Deficit foncier : fonctionnement et strategie 2026
What is this scheme?
Déficit foncier (property income loss) is a real foncier tax regime mechanism: when deductible expenses and works of an unfurnished property exceed received rents, the owner generates a property loss. This loss offsets the household's global income up to an annual cap of EUR 10,700. Beyond that, the excess carries forward against foncier income (only) for the next 10 years. This regime is not an ad hoc scheme: it is a default mechanism of the real foncier regime, particularly powerful in years when significant works are carried out.
Eligibility requirements
Conditions: - Unfurnished property (furnished rental is out: it's BIC, not foncier). - Option for the real foncier regime (automatic above EUR 15,000 of foncier income, optional below via box 4BE). - Deductible works: maintenance, repair, improvement. NOT deductible: construction, reconstruction, extension. - Unfurnished rental commitment for at least 3 years after the year of the last offset.
Tax advantages
The main advantage is offsetting against global income: at 30% marginal rate, EUR 10,700 of property loss saves EUR 3,210 of income tax plus EUR 1,838 of social contributions (17.2%) avoided on the corresponding foncier income, or ~EUR 5,050 saving for the year. The scheme is durable: the 10-year carry-forward excess allows amortising the tax effect over time. It is cumulative with other schemes (Denormandie, Malraux, etc.) as long as regimes are not exclusive.
Drawbacks and limits
The 3-year unfurnished rental commitment constrains patrimonial strategy (impossible to switch to LMNP before this delay under penalty of losing the benefit). Only unfurnished rental is eligible: if you target furnished rental, déficit foncier does not work (rather use LMNP depreciation). The nature of works is strictly framed: requalification of improvement as construction by the administration can cause loss of the offset benefit.

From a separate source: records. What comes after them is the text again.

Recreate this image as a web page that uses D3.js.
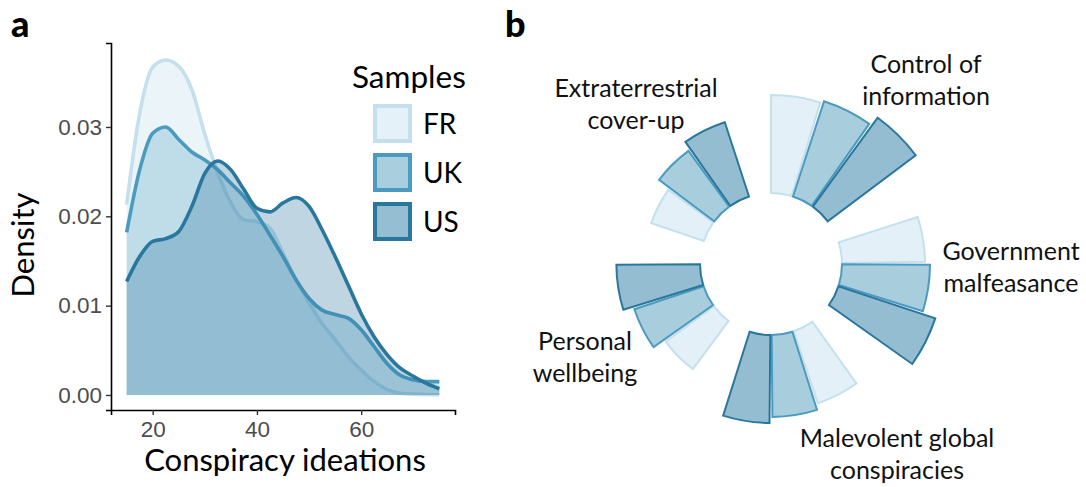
<!DOCTYPE html>
<html>
<head>
<meta charset="utf-8">
<script src="https://cdn.jsdelivr.net/npm/d3@7/dist/d3.min.js"></script>
<style>
  body { margin: 0; background: #fff; }
  svg { display: block; }
</style>
</head>
<body>
<svg width="1086" height="487"></svg>
<script>
// ---- data: panel a (density of conspiracy ideation scores) ----
var samples = ["FR", "UK", "US"];
var scoreGrid = [15, 17.5, 20, 22.5, 25, 27.5, 30, 32.5, 35, 37.5, 40, 42.5, 45,
  47.5, 50, 52.5, 55, 57.5, 60, 62.5, 65, 67.5, 70, 72.5, 75];
var densFR = [0.0213, 0.0315, 0.0367, 0.0375, 0.0368, 0.0342, 0.0292, 0.0248, 0.0215, 0.0196,
  0.0194, 0.0187, 0.0159, 0.0129, 0.0103, 0.0080, 0.0062, 0.0043, 0.0028, 0.0015,
  0.0006, 0.0002, 0.0001, 0.00005, 0.00002];
var densUK = [0.0182, 0.0252, 0.0293, 0.0300, 0.0286, 0.0272, 0.0263, 0.0252, 0.0237, 0.0222,
  0.0202, 0.0179, 0.0155, 0.0129, 0.0108, 0.0095, 0.0090, 0.0086, 0.0073, 0.0054,
  0.0035, 0.0022, 0.0017, 0.0015, 0.0015];
var densUS = [0.0127, 0.0155, 0.0172, 0.0175, 0.0183, 0.0211, 0.0248, 0.0262, 0.0252, 0.0230,
  0.0209, 0.0205, 0.0215, 0.0221, 0.0211, 0.0185, 0.0155, 0.0123, 0.0091, 0.0065,
  0.0045, 0.0030, 0.0021, 0.0013, 0.0007];
var yTicks = [0, 0.01, 0.02, 0.03];
var xTicks = [20, 40, 60];

// ---- data: panel b (mean score by theme and sample) ----
var themes = ["Control of information", "Government malfeasance",
  "Malevolent global conspiracies", "Personal wellbeing", "Extraterrestrial cover-up"];
var themeLines = [["Control of", "information"], ["Government", "malfeasance"],
  ["Malevolent global", "conspiracies"], ["Personal", "wellbeing"], ["Extraterrestrial", "cover-up"]];
var meanFR = [3.56, 3.02, 2.76, 2.18, 2.02];
var meanUK = [3.64, 3.20, 2.98, 2.65, 2.51];
var meanUS = [4.00, 3.71, 3.20, 3.04, 2.84];

var lineCol = { FR: "#c4e0ee", UK: "#4b9bc0", US: "#2a779d" };
var areaCol = { FR: "#c6e2ef", UK: "#5aa3c3", US: "#2b789e" };
var barFill = { FR: "#e3f0f7", UK: "#a8cddd", US: "#94bdd1" };
var keyFill = { FR: "#e4f1f8", UK: "#a9cfdf", US: "#95bed3" };

var titleFont = "Lato, 'Open Sans', sans-serif";
var tickFont = "'Liberation Sans', Arial, sans-serif";

var svg = d3.select("svg");

// panel letters
svg.append("text").attr("x", 11).attr("y", 37).text("a")
  .style("font-family", titleFont).style("font-weight", "900").style("font-size", "36px");
svg.append("text").attr("x", 505).attr("y", 37).text("b")
  .style("font-family", titleFont).style("font-weight", "900").style("font-size", "36px");

// ---------------- panel a ----------------
var x = d3.scaleLinear().domain([12, 78]).range([111, 455]);
var y = d3.scaleLinear().domain([-0.00168, 0.0394]).range([410, 43]);

var dens = { FR: densFR, UK: densUK, US: densUS };

var area = d3.area()
  .x(function (d) { return x(d[0]); })
  .y0(y(0))
  .y1(function (d) { return y(d[1]); })
  .curve(d3.curveMonotoneX);
var line = d3.line()
  .x(function (d) { return x(d[0]); })
  .y(function (d) { return y(d[1]); })
  .curve(d3.curveMonotoneX);

var gA = svg.append("g");
samples.forEach(function (s) {
  var pts = scoreGrid.map(function (g, i) { return [g, dens[s][i]]; });
  gA.append("path").datum(pts).attr("d", area)
    .attr("fill", areaCol[s]).attr("fill-opacity", s === "FR" ? 0.35 : 0.3);
  gA.append("path").datum(pts).attr("d", line)
    .attr("fill", "none").attr("stroke", lineCol[s]).attr("stroke-width", 3.6)
    .attr("stroke-linejoin", "round");
});

var xAxis = gA.append("g").attr("transform", "translate(0,410)")
  .call(d3.axisBottom(x).tickValues(xTicks).tickSize(5).tickPadding(6));
var yAxis = gA.append("g").attr("transform", "translate(111,0)")
  .call(d3.axisLeft(y).tickValues(yTicks).tickSize(5).tickPadding(4).tickFormat(d3.format(".2f")));
[xAxis, yAxis].forEach(function (ax) {
  ax.select(".domain").attr("stroke", "#000").attr("stroke-width", 1.6);
  ax.selectAll(".tick line").attr("stroke", "#333").attr("stroke-width", 1.4);
  ax.selectAll(".tick text").attr("fill", "#4d4d4d")
    .style("font-family", tickFont).style("font-size", "22.5px");
});

gA.append("text").attr("x", 285).attr("y", 471).attr("text-anchor", "middle")
  .text("Conspiracy ideations")
  .style("font-family", titleFont).style("font-size", "31px");
gA.append("text").attr("transform", "translate(34,245) rotate(-90)").attr("text-anchor", "middle")
  .text("Density")
  .style("font-family", titleFont).style("font-size", "31px");

// legend
var leg = gA.append("g");
leg.append("text").attr("x", 352).attr("y", 88).text("Samples")
  .style("font-family", titleFont).style("font-size", "31.5px");
samples.forEach(function (s, i) {
  var ky = 106 + i * 49;
  leg.append("rect").attr("x", 375).attr("y", ky).attr("width", 35).attr("height", 35)
    .attr("fill", keyFill[s]).attr("stroke", lineCol[s]).attr("stroke-width", 4);
  leg.append("text").attr("x", 423).attr("y", ky + 28).text(s)
    .style("font-family", titleFont).style("font-size", "28px");
});

// ---------------- panel b ----------------
var cx = 771, cy = 264;
var slots = [];
themes.forEach(function (t, g) {
  samples.forEach(function (s) { slots.push(t + "|" + s); });
  slots.push(t + "|gap");
});
var angle = d3.scaleBand().domain(slots).range([0, 2 * Math.PI]).paddingInner(0.06);
var radius = d3.scaleLinear().domain([0, 4]).range([71, 181]);
var means = { FR: meanFR, UK: meanUK, US: meanUS };

var bars = [];
themes.forEach(function (t, g) {
  samples.forEach(function (s) { bars.push({ theme: t, sample: s, value: means[s][g] }); });
});

var arc = d3.arc()
  .innerRadius(radius(0))
  .outerRadius(function (d) { return radius(d.value); })
  .startAngle(function (d) { return angle(d.theme + "|" + d.sample); })
  .endAngle(function (d) { return angle(d.theme + "|" + d.sample) + angle.bandwidth(); });

var gB = svg.append("g").attr("transform", "translate(" + cx + "," + cy + ")");
gB.selectAll("path").data(bars).enter().append("path")
  .attr("d", arc)
  .attr("fill", function (d) { return barFill[d.sample]; })
  .attr("stroke", function (d) { return lineCol[d.sample]; })
  .attr("stroke-width", 2)
  .attr("stroke-linejoin", "miter");

// theme labels, placed relative to the centre
var labelPos = [[155, -191], [240, -4], [126, 183], [-186, 86], [-135, -167]];
themeLines.forEach(function (ls, g) {
  var t = gB.append("text").attr("text-anchor", "middle")
    .style("font-family", titleFont).style("font-size", "25px").attr("fill", "#111");
  ls.forEach(function (l, k) {
    t.append("tspan").attr("x", labelPos[g][0]).attr("y", labelPos[g][1] + k * 32).text(l);
  });
});
</script>
</body>
</html>
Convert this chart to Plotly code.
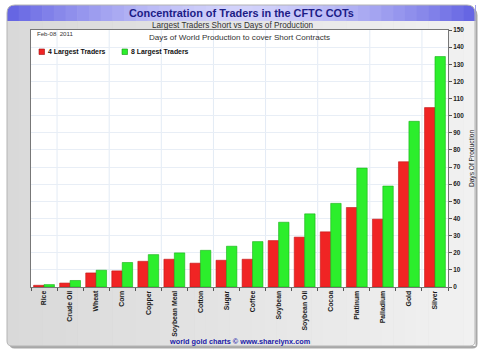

Who is this scheme suited for?
Déficit foncier suits investors: - In UNFURNISHED rental with a property requiring significant works. - At high marginal rate (30%, 41%, 45%) since tax saving is proportional. - Accepting a 3-year minimum unfurnished rental commitment. - Already holding foncier income (to absorb the excess beyond EUR 10,700). It is particularly suited to renovation strategies and investors combining multiple properties in a long-term outlook.
Quantified example
Typical case: old 2-bedroom flat bought EUR 200,000 + EUR 25,000 of deductible works, rented unfurnished EUR 850/month. - Annual rent: EUR 10,200 - Current expenses: EUR 3,200 (property tax, condo, insurance, management) - Works: EUR 25,000 (year 1) - Foncier result: 10,200 - 3,200 - 25,000 = -EUR 18,000 Offset against global income: EUR 10,700 (annual cap) -> ~EUR 3,210 tax saving at 30% marginal rate. Excess: EUR 7,300 carried forward against foncier income for the next 10 years. Social contributions (17.2%) also avoided on EUR 10,700 -> additional saving of EUR 1,840. Year 1 total: ~EUR 5,050 tax savings on EUR 25,000 of works.
How does it compare to other schemes?
Compared to LMNP at real: déficit foncier is more efficient for ONE-OFF and heavy works; LMNP is more efficient to durably depreciate the property and furniture over time. Compared to Denormandie: Denormandie is a direct tax reduction (12-21% of purchase price + works), whereas déficit foncier is a deduction of expenses. Depending on your marginal rate, one or the other may be more advantageous. Compared to Pinel: not comparable, Pinel was a new-build scheme, déficit foncier plays on renovated old stock.